Tell us about the GA's conferences

We run a series of conferences, approximately 20 per year, on the issues that I've just mentioned. They are increasingly seen as a forum for discussion of insurance issues and challenges. We are finding it necessary to limit attendance to keep the discussion at an effective level.


What would you see as the GA's greatest achievement or influence to date?

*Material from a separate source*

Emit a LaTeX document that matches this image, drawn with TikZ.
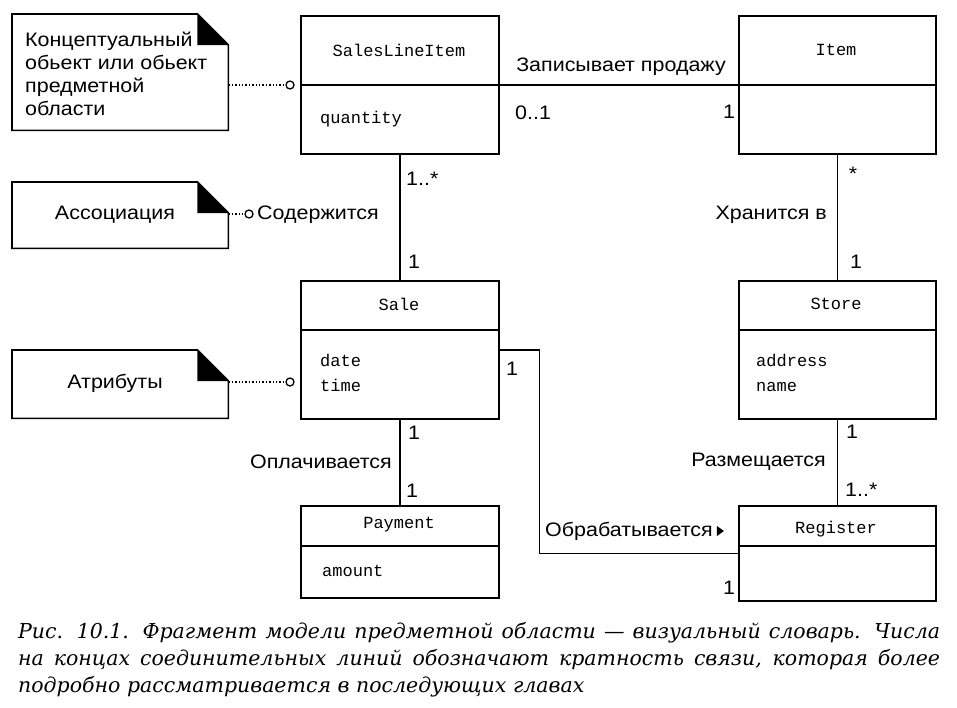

The association has achieved a lot in recent years. In particular, we have made a significant difference to discussions between the insurance industry and the regulators in dealing with systemic risk. The work of regulators has required a broad overview of our industry, tackling misconceptions and educating regulators whose experience is primarily in banking about the role of insurance in the financial system at an international level. Our work has been well received by regulators and has helped in a series of areas: to decouple the regulatory process for insurance from that of banking;

to encourage acceptance that core insurance activities do not create systemic risks; and to lead regulators to focus on activities rather than on institutions themselves.


What are the GA's main challenges?

The global issues faced by the insurance industry - changes in regulation that may unnecessarily affect the way insurers do business, and the dual challenges of ageing populations and climate risks.

From an operational perspective we are a relatively small organisation and, like most, could always do with more resources.


What are the main differences you have found between working overseas and in the UK?

I've worked in Europe, the UK and the US. They each have their own characteristics and merits. I can't say I have a favourite, but it has been a pleasure to work within a broad range of cultures and styles.